The principle problem, regardless if they do everything required of a grid-tie inverter (and the manufacturer will probably claim they do, but without that regulatory approval that means nothing), is that a consumer could easily connect it and overload their house wiring and cause a fire.

Your circuit breakers are not there to protect your appliances - they are there to protect the branch circuit. A branch circuit is only allowed to be fed from one location: a rated panel though a breaker rated for the circuit (usually 15A for circuits with lights and your common duplex receptacles).

The problem with using this inverter as another source on the branch is that an appliance could now draw 15 amps through the breaker (without tripping it) and 2.5/4/8 amps through the inverter (without tripping it either). But depending on the topology you can't see, some segment of the circuit (and certainly your 15-amp rated receptacle) could see 17.5/19/23 amps which is likely over the current-carrying capacity of the wiring and could cause a fire.

If you do have a fire and non-certified equipment is found to be connected, your fire insurance will be voided and you will likely be charged with creating a hazard and billed for the cost of the FD putting out the blaze.

P.S. You don't have to pay your power company to connect a grid-tie inverter to your service.
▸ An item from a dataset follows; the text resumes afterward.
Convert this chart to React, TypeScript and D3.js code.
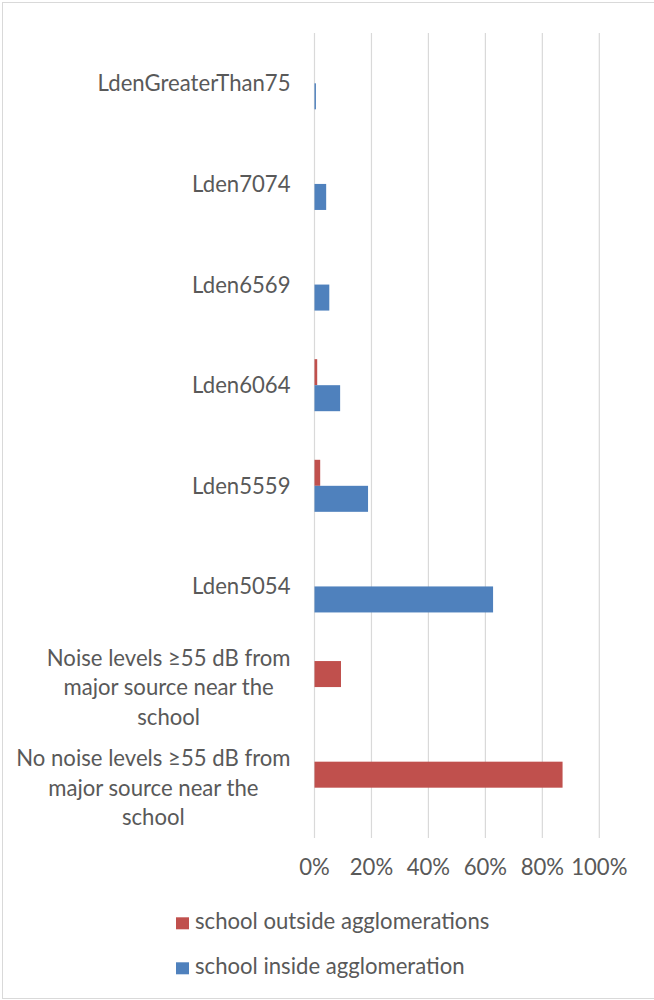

As long as the Electrical Safety Authority (ESA) certifies the installation is proper and to code (which requires the use of certified components and is also much easier to get if a licensed electrician does it) then the power company has to reconnect you. I have two: a standby generator and a microFIT solar installation and at no time did I pay the power company to do any electrical work other than the mains disconnection/reconnection when the meter base was replaced for the microFIT installation.

P.P.S. Very funny that the ebay item has a string of windmills on the top label but the listing specifically says they cannot be used at all with wind generators.

Andy Rhody
12th April 2014, 23:16
I'm not sure what country you're in but here in the USA the cheap ebay Chinese grid-tie inverters are not UL approved so therefore they are illegal and insurance companies would be upset about them but that said, the people over at the Windy Nation website have been doing about 4 years of testing with the Chinese "Sun G" wind and solar grid-tie inverters and have had a high degree of success and also have had no fires. Sometimes an inverter may fail but a component just goes out.

Some Sun G wind inverters do have that dump load feature but the Sun G solar inverters don't so in your case you'd need to get another controller with a divert feature so when you're battery is full, it would divert the excess power to the solar grid-tie inverter.

So if you have four 80 watt panels that makes 320 watts. I'd get a 400 or 500 watt Sun G solar inverter which means that you won't be overworking it which gives you a decent safety margine. That might be around 200 bucks (US) from ebay and maybe something like a Xantrax controller which I think may have a divert feature for less that 200 bucks.

Don't give up!

PS: Depending on how you wire your 4 solar panels, the Sun G's come with a 10 volt to 30 volt range or a 22 to 60 volt range.